Skip to content

SamsungLabs/tr3d

Repository files navigation

PWC PWC PWC

TR3D: Towards Real-Time Indoor 3D Object Detection

News:

  • 🔥 June, 2023. TR3D is accepted at ICIP2023.
  • 🚀 June, 2023. We add ScanNet-pretrained S3DIS model and log significantly pushing forward state-of-the-art.
  • February, 2023. TR3D on all 3 datasets is now supported in mmdetection3d as a project.
  • 🔥 February, 2023. TR3D is now state-of-the-art on paperswithcode on SUN RGB-D and S3DIS.

This repository contains an implementation of TR3D, a 3D object detection method introduced in our paper:

TR3D: Towards Real-Time Indoor 3D Object Detection
Danila Rukhovich, Anna Vorontsova, Anton Konushin
Samsung Research
https://arxiv.org/abs/2302.02858

Installation

For convenience, we provide a Dockerfile.

Alternatively, you can install all required packages manually.
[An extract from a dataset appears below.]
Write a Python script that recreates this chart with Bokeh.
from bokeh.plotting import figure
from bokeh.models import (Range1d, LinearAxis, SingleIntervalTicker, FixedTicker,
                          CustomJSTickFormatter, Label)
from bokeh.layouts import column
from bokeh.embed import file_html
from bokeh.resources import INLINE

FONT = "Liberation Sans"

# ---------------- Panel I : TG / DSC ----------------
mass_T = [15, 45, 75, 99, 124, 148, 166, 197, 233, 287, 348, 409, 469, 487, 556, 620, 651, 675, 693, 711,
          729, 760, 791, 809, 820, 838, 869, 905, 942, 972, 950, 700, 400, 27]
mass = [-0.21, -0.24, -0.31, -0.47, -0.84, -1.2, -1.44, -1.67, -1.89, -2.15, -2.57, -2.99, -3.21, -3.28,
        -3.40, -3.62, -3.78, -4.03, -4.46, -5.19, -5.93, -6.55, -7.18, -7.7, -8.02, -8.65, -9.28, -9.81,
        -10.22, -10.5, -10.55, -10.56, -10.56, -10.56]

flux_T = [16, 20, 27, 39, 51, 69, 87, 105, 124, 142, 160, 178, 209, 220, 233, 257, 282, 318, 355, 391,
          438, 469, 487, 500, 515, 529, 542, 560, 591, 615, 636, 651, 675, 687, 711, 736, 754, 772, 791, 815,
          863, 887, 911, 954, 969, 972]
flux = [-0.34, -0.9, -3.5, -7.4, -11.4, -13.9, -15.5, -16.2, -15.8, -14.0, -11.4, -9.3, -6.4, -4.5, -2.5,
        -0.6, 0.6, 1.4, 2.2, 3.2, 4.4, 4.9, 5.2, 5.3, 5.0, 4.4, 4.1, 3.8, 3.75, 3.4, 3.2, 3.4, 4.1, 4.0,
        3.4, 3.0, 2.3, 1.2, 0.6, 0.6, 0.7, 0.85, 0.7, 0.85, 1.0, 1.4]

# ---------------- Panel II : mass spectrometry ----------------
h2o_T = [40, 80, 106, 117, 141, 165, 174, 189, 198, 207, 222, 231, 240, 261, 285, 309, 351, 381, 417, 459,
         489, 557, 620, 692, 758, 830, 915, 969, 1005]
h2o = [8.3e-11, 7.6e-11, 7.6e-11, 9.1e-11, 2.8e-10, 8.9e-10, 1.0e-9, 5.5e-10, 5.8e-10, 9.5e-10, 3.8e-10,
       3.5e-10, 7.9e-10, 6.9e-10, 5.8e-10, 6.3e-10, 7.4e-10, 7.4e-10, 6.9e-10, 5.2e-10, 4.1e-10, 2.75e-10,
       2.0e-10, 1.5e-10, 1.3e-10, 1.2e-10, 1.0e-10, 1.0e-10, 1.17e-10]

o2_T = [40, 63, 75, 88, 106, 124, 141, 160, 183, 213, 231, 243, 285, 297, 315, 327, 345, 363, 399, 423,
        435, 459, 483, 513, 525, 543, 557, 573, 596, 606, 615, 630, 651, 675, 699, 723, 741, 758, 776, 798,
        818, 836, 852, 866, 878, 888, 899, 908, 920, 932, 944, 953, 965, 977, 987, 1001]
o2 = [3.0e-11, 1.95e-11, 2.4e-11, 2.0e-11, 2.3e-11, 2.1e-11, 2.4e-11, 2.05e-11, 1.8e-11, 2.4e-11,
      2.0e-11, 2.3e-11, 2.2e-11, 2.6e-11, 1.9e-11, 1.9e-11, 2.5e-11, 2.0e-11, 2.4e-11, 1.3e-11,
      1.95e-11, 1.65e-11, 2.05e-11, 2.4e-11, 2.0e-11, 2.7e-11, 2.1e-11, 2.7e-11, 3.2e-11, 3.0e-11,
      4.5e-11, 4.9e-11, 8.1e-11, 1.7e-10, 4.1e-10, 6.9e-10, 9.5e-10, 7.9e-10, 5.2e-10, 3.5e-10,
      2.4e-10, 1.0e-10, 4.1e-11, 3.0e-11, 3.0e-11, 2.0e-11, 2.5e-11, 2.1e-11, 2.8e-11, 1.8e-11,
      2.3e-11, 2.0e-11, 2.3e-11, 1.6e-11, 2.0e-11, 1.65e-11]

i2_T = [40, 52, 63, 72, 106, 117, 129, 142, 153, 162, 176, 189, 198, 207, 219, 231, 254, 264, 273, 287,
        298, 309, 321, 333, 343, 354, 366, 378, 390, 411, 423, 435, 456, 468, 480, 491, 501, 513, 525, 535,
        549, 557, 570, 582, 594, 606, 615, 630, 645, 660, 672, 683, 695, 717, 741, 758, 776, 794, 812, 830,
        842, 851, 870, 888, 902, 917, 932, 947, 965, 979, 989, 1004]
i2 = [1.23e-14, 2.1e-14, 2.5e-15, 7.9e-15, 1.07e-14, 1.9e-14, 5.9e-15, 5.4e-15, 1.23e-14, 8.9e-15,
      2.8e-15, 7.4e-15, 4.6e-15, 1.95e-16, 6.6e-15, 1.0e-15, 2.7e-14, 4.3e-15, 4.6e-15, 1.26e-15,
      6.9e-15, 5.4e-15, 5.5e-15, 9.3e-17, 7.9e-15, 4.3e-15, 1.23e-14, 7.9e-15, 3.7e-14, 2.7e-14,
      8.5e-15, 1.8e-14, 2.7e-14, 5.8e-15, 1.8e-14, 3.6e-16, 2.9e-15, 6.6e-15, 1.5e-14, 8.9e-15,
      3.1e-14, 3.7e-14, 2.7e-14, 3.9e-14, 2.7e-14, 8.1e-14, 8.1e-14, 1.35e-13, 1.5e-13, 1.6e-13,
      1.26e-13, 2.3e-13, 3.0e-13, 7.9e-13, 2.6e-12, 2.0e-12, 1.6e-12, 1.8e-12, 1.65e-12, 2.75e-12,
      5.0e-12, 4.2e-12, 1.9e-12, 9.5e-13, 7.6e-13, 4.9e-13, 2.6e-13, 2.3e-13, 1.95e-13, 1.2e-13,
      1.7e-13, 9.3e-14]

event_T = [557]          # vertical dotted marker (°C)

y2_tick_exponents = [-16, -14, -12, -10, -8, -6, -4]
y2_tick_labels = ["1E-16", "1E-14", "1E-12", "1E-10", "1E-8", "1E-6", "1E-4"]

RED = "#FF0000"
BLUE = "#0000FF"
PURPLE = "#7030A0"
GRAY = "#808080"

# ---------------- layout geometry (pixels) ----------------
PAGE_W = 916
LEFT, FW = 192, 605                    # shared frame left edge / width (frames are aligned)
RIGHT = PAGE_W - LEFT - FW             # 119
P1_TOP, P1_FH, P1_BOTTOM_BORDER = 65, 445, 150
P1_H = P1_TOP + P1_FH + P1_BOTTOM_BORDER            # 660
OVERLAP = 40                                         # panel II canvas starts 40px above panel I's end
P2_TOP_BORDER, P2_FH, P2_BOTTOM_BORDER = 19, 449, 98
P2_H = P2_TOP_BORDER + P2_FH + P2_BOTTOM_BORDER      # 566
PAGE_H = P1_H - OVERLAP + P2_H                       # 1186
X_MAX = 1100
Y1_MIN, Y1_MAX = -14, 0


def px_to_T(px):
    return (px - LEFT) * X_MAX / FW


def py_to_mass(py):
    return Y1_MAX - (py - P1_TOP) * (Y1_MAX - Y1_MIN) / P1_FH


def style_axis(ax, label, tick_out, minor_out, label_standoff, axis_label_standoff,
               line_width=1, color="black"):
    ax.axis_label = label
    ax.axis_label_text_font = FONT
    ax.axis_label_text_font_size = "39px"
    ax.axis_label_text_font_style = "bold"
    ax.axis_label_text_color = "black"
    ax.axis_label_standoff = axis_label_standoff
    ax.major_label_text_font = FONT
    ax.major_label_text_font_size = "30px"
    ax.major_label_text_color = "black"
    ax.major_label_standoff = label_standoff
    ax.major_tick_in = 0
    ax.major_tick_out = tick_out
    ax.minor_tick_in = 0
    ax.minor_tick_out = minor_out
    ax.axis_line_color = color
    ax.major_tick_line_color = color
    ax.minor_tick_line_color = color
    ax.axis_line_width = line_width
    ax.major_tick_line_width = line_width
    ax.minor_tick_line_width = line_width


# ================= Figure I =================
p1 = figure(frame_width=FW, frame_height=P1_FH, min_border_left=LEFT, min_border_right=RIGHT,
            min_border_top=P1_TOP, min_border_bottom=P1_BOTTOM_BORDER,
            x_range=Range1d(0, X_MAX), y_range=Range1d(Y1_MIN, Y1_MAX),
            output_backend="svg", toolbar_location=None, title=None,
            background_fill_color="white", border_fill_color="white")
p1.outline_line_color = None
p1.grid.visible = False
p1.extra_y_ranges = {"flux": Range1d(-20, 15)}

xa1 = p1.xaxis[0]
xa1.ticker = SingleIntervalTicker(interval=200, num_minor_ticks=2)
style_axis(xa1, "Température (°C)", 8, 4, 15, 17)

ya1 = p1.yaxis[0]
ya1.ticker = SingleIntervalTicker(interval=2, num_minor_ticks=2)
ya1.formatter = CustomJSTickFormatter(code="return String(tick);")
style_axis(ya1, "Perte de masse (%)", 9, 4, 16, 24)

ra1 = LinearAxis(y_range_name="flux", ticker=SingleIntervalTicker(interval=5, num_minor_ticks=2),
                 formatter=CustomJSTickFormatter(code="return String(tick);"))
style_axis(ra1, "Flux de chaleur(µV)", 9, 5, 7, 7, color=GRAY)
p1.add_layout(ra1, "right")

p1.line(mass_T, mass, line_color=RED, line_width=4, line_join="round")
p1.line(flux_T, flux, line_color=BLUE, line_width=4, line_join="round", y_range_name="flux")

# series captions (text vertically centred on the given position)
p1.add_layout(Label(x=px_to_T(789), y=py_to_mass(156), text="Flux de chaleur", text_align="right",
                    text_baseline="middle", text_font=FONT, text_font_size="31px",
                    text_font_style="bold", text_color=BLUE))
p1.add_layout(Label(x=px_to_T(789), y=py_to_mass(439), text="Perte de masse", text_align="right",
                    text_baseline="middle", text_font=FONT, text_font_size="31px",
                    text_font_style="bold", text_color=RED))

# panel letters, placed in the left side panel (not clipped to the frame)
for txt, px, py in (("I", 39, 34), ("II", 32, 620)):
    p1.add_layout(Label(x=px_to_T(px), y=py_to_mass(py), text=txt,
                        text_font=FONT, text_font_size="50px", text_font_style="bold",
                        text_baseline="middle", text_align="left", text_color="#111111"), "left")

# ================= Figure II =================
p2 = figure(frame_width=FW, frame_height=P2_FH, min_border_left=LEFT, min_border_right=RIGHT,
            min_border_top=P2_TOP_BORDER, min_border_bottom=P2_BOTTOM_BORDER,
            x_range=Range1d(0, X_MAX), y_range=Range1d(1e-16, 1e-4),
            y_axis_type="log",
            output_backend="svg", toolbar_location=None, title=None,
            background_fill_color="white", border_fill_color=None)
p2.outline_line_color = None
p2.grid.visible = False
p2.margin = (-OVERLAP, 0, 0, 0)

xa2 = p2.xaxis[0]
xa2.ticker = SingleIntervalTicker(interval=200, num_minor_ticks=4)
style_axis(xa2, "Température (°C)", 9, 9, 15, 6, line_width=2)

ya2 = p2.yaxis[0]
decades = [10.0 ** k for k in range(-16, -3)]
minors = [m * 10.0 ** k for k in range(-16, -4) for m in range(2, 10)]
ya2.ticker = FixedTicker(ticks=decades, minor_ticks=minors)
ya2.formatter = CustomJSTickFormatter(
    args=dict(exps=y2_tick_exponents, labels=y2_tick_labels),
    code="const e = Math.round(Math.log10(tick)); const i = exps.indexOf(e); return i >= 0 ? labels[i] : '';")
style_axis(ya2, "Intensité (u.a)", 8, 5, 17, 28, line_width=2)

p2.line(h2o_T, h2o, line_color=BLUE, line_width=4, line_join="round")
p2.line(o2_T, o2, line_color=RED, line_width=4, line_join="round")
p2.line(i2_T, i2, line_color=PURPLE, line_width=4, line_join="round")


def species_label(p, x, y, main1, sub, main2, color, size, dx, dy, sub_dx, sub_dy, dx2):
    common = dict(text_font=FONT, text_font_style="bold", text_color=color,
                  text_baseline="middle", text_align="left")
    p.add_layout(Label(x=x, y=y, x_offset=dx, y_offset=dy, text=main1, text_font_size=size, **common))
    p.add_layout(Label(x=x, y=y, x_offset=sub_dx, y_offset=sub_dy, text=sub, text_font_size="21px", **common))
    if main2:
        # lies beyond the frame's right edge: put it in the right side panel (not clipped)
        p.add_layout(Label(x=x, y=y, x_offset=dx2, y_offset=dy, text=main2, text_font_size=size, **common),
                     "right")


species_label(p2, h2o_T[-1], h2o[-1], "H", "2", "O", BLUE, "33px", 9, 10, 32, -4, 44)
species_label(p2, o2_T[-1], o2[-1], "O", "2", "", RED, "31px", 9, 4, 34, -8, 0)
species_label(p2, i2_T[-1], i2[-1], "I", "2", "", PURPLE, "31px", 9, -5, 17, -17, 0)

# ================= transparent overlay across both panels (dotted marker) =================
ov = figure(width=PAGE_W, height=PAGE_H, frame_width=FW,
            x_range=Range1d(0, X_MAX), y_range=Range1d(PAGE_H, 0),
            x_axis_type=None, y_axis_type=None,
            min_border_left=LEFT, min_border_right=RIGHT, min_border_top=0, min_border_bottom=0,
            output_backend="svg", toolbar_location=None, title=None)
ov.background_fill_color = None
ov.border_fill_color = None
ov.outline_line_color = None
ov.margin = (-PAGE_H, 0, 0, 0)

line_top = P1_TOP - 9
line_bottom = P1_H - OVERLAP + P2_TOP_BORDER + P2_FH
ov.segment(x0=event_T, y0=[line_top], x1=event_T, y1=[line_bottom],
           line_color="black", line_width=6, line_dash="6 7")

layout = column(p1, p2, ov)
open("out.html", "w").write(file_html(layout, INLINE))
This implementation is based on mmdetection3d framework. Please refer to the original installation guide getting_started.md, including MinkowskiEngine installation, replacing open-mmlab/mmdetection3d with samsunglabs/tr3d.
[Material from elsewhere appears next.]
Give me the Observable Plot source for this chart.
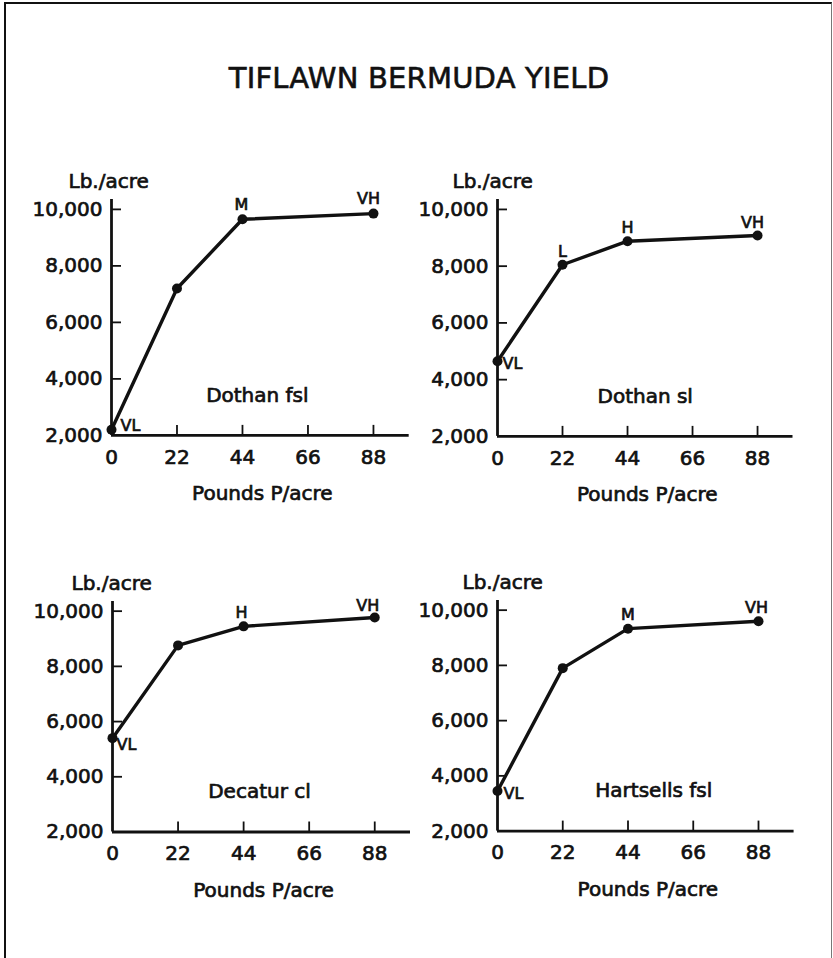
<!DOCTYPE html>
<html>
<head>
<meta charset="utf-8">
<script src="https://cdn.jsdelivr.net/npm/d3@7"></script>
<script src="https://cdn.jsdelivr.net/npm/@observablehq/plot@0.6"></script>
<style>
  html, body { margin: 0; padding: 0; background: #fff; }
  #page { position: relative; width: 833px; height: 958px; overflow: hidden; font-family: "DejaVu Sans", sans-serif; color: #111; }
  #frame { position: absolute; left: 4px; top: 2px; width: 825px; height: 980px; border-left: 2px solid #111; border-top: 2px solid #111; border-right: 1.5px solid #777; }
  #title { position: absolute; left: 0; width: 838px; top: 64px; text-align: center; font-size: 29px; line-height: 28px; letter-spacing: 0.2px; -webkit-text-stroke: 0.6px #111; }
  #page svg { position: absolute; }
  #page svg text { stroke: #111; stroke-width: 0.7px; }
</style>
</head>
<body>
<div id="page">
  <div id="frame"></div>
  <div id="title">TIFLAWN BERMUDA YIELD</div>
</div>
<script>
// ---- data ----
const rates = [0, 22, 44, 88];
const xTicks = [0, 22, 44, 66, 88];
const yTicks = [2000, 4000, 6000, 8000, 10000];
const soils = ["Dothan fsl", "Dothan sl", "Decatur cl", "Hartsells fsl"];
const dothanFsl = [2200, 7200, 9650, 9850];
const dothanSl = [4650, 8050, 8880, 9080];
const decaturCl = [5400, 8760, 9450, 9770];
const hartsellsFsl = [3450, 7900, 9330, 9600];
const dothanFslLevels = ["VL", "", "M", "VH"];
const dothanSlLevels = ["VL", "L", "H", "VH"];
const decaturClLevels = ["VL", "", "H", "VH"];
const hartsellsFslLevels = ["VL", "", "M", "VH"];
const yLabel = "Lb./acre";
const xLabel = "Pounds P/acre";

const series = [dothanFsl, dothanSl, decaturCl, hartsellsFsl];
const levels = [dothanFslLevels, dothanSlLevels, decaturClLevels, hartsellsFslLevels];

// ---- layout (pixels) ----
const mL = 100, mR = 20, mT = 50, mB = 85;
const layout = [
  {ox: 111,   plotW: 297.7, top: 199.1, plotH: 235.9, lbDx: -43, nameDx: -3, nameDy: -33, vl: [9, -4],  mid: [-1, -14], vh: [-5, -15]},
  {ox: 497,   plotW: 295.5, top: 199.1, plotH: 236.9, lbDx: -45, nameDx: 0,  nameDy: -33, vl: [5, 3],   mid: [0, -13],  vh: [-5, -13]},
  {ox: 111.5, plotW: 298,   top: 601.0, plotH: 230.5, lbDx: -41, nameDx: -2, nameDy: -34, vl: [4, 7],   mid: [-2, -13], vh: [-7, -12]},
  {ox: 496.7, plotW: 296.6, top: 600.1, plotH: 230.6, lbDx: -35, nameDx: 8,  nameDy: -34, vl: [6, 3],   mid: [0, -14],  vh: [-2, -13]}
];

const page = document.getElementById("page");

layout.forEach((L, i) => {
  const data = rates.map((r, j) => ({rate: r, yield: series[i][j], level: levels[i][j]}));
  const first = data.filter((d, j) => j === 0);
  const mids = data.filter((d, j) => j > 0 && j < data.length - 1 && d.level);
  const last = data.filter((d, j) => j === data.length - 1);
  const svg = Plot.plot({
    width: mL + L.plotW + mR,
    height: mT + L.plotH + mB,
    marginLeft: mL, marginRight: mR, marginTop: mT, marginBottom: mB,
    x: {domain: [0, 100]},
    y: {domain: [2000, 10350]},
    style: {background: "transparent", overflow: "visible", fontFamily: "DejaVu Sans, sans-serif", fontSize: "20px", color: "#111"},
    marks: [
      Plot.axisX({ticks: xTicks, tickSize: 0, tickPadding: 14, label: null, fontSize: 20, tickFormat: d => String(d)}),
      Plot.axisY({ticks: yTicks, tickSize: 0, tickPadding: 9, label: null, fontSize: 20, tickFormat: d3.format(",")}),
      Plot.tickX(xTicks.slice(1), {x: d => d, insetTop: L.plotH - 10, strokeWidth: 1.8}),
      Plot.tickY(yTicks.slice(1), {y: d => d, insetRight: L.plotW - 10, strokeWidth: 1.8}),
      Plot.ruleX([0], {strokeWidth: 2.8}),
      Plot.ruleY([2000], {strokeWidth: 2.8}),
      Plot.line(data, {x: "rate", y: "yield", strokeWidth: 3.4}),
      Plot.dot(data, {x: "rate", y: "yield", r: 5, fill: "currentColor"}),
      Plot.text(first, {x: "rate", y: "yield", text: "level", textAnchor: "start", dx: L.vl[0], dy: L.vl[1], fontSize: 16}),
      Plot.text(mids, {x: "rate", y: "yield", text: "level", dx: L.mid[0], dy: L.mid[1], fontSize: 16}),
      Plot.text(last, {x: "rate", y: "yield", text: "level", dx: L.vh[0], dy: L.vh[1], fontSize: 16}),
      Plot.text([yLabel], {text: d => d, frameAnchor: "top-left", textAnchor: "start", dx: L.lbDx, dy: -26, fontSize: 20}),
      Plot.text([soils[i]], {text: d => d, frameAnchor: "bottom", dx: L.nameDx, dy: L.nameDy, fontSize: 20}),
      Plot.text([xLabel], {text: d => d, frameAnchor: "bottom", dx: 2, dy: 65, fontSize: 20})
    ]
  });
  svg.style.left = (L.ox - mL) + "px";
  svg.style.top = (L.top - mT) + "px";
  page.appendChild(svg);
});
</script>
</body>
</html>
Most of the TR3D-related code locates in the following files: detectors/mink_single_stage.py, detectors/tr3d_ff.py, dense_heads/tr3d_head.py, necks/tr3d_neck.py.

Getting Started

Please see getting_started.md for basic usage examples. We follow the mmdetection3d data preparation protocol described in scannet, sunrgbd, and s3dis.

Training

To start training, run train with TR3D configs:

python tools/train.py configs/tr3d/tr3d_scannet-3d-18class.py

Testing

Test pre-trained model using test with TR3D configs:

python tools/test.py configs/tr3d/tr3d_scannet-3d-18class.py \
    work_dirs/tr3d_scannet-3d-18class/latest.pth --eval mAP

Visualization

Visualizations can be created with test script. For better visualizations, you may set score_thr in configs to 0.3:

python tools/test.py configs/tr3d/tr3d_scannet-3d-18class.py \
    work_dirs/tr3d_scannet-3d-18class/latest.pth --eval mAP --show \
    --show-dir work_dirs/tr3d_scannet-3d-18class

Models

The metrics are obtained in 5 training runs followed by 5 test runs. We report both the best and the average values (the latter are given in round brackets). Inference speed (scenes per second) is measured on a single NVidia RTX 4090. Please, note that ScanNet-pretrained S3DIS model was actually trained in the original openmmlab/mmdetection3d codebase.

TR3D 3D Detection

Dataset mAP@0.25 mAP@0.5 Scenes
per sec.
Download
ScanNet 72.9 (72.0) 59.3 (57.4) 23.7 model | log | config
SUN RGB-D 67.1 (66.3) 50.4 (49.6) 27.5 model | log | config
S3DIS 74.5 (72.1) 51.7 (47.6) 21.0 model | log | config
S3DIS
ScanNet-pretrained
75.9 (75.1) 56.6 (54.8) 21.0 model | log | config

RGB + PC 3D Detection on SUN RGB-D

Model mAP@0.25 mAP@0.5 Scenes
per sec.
Download
ImVoteNet 63.4 - 14.8 instruction
VoteNet+FF 64.5 (63.7) 39.2 (38.1) - model | log | config
TR3D+FF 69.4 (68.7) 53.4 (52.4) 17.5 model | log | config

Example Detections

drawing

Citation

If you find this work useful for your research, please cite our paper:

@misc{rukhovich2023tr3d,
  doi = {10.48550/ARXIV.2302.02858},
  url = {https://arxiv.org/abs/2302.02858},
  author = {Rukhovich, Danila and Vorontsova, Anna and Konushin, Anton},
  title = {TR3D: Towards Real-Time Indoor 3D Object Detection},
  publisher = {arXiv},
  year = {2023}
}